### WORK INSTRUCTIONS
State the number of lines that include the string "this", and write nothing else.

Collected data:
------
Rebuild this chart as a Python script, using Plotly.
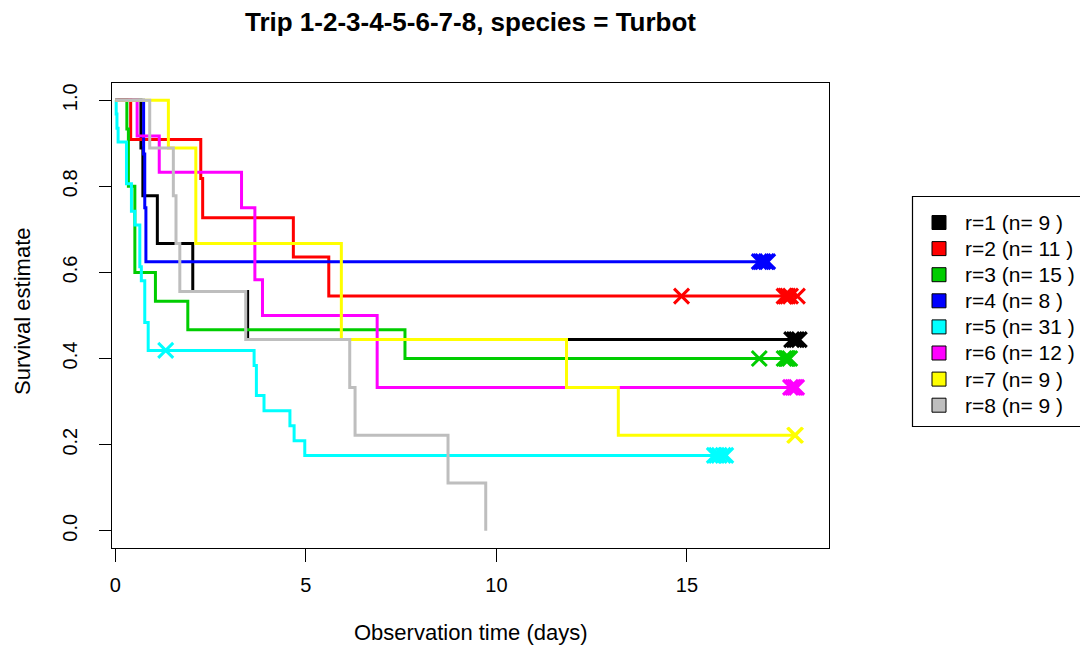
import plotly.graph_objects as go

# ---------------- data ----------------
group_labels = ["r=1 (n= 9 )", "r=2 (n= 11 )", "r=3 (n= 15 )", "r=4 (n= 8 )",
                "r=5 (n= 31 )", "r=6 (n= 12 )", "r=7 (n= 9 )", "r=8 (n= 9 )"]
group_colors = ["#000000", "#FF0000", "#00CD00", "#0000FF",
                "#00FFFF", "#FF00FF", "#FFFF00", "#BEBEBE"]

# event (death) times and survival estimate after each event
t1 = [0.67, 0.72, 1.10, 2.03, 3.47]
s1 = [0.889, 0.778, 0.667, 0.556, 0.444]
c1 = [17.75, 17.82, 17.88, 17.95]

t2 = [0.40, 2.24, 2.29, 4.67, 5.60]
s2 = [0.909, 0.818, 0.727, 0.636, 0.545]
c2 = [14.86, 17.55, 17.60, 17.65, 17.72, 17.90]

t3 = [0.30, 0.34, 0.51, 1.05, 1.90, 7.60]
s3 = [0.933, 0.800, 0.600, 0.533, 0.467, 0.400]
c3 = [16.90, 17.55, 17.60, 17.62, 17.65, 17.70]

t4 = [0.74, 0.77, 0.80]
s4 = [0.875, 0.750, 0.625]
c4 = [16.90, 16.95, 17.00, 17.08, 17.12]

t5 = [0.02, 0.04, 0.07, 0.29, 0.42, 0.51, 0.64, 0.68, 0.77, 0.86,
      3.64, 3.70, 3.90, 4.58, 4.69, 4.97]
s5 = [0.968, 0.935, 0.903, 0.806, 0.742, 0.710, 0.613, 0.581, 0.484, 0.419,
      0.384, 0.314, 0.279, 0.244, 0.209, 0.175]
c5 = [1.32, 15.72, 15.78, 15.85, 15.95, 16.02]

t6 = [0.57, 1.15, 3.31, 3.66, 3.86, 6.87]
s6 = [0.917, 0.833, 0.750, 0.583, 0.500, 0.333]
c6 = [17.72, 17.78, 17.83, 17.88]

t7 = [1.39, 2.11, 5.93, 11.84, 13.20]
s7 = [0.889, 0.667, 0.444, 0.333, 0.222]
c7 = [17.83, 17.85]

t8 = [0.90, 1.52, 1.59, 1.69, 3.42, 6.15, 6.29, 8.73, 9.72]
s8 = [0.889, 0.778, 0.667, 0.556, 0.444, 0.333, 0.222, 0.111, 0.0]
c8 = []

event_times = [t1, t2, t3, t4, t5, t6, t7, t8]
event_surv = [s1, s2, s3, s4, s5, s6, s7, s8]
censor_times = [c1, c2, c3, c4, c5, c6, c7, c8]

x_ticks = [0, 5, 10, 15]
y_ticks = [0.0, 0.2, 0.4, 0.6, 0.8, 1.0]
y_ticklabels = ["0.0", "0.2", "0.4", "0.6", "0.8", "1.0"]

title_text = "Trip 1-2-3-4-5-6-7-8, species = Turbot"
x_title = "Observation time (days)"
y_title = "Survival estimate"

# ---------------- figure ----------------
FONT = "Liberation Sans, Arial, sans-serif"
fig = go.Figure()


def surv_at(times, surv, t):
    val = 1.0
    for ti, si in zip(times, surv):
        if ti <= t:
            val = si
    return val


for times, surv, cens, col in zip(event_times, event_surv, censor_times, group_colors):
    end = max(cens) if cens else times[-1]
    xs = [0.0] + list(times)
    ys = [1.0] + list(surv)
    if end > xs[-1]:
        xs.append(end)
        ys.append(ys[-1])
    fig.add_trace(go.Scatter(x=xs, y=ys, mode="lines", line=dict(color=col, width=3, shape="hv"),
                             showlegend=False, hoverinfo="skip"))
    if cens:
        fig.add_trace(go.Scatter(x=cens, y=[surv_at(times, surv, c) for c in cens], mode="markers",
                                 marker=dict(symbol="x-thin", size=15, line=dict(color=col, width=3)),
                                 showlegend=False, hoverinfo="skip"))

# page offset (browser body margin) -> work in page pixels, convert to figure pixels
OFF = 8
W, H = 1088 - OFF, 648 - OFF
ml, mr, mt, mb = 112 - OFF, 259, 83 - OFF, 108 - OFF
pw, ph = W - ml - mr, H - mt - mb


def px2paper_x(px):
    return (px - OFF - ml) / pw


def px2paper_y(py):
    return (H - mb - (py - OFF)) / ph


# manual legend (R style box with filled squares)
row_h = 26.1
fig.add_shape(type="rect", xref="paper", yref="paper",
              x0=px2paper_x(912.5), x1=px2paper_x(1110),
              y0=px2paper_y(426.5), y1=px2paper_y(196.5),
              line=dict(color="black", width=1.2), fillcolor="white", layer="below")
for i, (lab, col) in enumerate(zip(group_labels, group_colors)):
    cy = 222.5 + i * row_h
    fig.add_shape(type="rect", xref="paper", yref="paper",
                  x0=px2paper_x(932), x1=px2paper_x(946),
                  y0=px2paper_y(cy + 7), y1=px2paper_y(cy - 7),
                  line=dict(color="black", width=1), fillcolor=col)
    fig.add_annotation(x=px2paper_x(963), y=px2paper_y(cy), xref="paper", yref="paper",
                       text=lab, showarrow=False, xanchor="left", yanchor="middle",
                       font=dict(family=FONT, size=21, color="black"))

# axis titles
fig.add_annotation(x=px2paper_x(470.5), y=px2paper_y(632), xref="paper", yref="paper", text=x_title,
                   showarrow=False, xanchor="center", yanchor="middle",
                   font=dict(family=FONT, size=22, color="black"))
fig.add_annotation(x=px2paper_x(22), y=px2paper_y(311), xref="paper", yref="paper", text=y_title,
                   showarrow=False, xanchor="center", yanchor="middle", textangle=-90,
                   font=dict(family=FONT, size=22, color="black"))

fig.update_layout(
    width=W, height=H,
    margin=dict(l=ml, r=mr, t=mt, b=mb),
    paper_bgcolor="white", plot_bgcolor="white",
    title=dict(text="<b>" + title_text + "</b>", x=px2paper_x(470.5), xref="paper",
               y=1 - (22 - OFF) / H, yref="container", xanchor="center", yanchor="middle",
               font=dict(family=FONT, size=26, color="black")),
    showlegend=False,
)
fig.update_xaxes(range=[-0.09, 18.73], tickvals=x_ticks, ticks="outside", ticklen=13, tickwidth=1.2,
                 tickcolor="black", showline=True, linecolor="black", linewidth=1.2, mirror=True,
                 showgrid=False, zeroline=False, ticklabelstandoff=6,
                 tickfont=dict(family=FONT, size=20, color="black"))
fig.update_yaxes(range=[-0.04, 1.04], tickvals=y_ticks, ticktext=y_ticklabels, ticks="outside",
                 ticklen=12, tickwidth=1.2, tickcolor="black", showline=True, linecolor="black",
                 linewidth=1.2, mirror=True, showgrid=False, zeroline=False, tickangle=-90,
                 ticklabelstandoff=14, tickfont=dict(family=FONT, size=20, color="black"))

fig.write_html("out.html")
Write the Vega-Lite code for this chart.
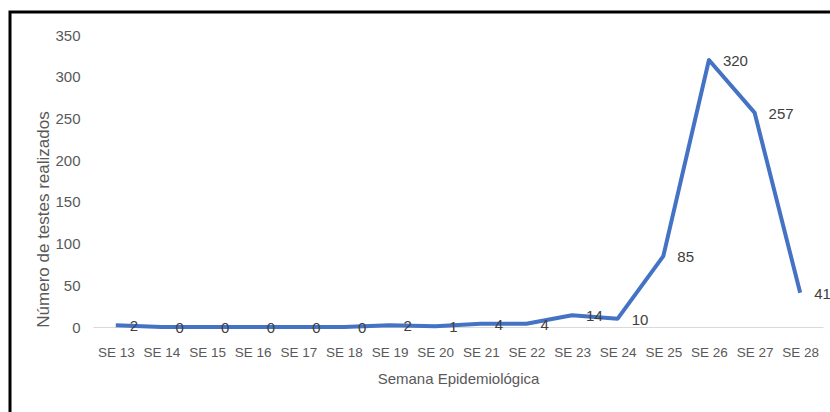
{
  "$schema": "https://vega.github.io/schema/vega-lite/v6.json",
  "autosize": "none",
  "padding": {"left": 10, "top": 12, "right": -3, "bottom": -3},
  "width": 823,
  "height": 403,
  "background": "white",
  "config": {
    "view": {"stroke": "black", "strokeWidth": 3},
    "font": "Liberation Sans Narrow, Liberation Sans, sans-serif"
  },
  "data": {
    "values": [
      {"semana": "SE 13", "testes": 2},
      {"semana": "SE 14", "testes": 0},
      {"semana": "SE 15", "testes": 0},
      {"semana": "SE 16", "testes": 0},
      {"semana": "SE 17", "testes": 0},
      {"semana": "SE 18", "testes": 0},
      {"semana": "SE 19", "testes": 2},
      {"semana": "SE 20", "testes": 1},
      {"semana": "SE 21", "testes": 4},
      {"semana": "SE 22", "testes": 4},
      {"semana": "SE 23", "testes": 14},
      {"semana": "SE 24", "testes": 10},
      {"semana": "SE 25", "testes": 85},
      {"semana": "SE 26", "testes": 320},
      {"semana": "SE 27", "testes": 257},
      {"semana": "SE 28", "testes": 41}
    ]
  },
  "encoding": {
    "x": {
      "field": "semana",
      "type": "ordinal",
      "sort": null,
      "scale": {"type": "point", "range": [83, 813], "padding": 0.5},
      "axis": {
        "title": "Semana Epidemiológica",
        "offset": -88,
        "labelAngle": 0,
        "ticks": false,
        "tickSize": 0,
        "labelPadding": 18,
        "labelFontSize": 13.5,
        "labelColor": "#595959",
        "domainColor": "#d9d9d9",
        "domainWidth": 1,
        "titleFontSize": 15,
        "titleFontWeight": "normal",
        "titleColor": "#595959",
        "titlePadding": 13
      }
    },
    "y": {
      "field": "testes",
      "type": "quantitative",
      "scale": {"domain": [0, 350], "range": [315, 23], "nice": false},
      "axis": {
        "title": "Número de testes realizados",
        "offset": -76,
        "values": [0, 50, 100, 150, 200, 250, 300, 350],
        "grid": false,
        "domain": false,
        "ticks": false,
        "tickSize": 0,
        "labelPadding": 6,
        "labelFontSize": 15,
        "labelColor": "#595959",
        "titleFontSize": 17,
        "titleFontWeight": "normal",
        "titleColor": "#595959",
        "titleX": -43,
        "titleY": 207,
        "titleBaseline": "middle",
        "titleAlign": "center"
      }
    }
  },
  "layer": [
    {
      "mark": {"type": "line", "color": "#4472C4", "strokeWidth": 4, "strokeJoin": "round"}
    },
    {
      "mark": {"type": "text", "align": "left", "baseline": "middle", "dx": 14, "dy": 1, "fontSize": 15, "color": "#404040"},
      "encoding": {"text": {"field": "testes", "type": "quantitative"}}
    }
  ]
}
------
### SOLUTION
2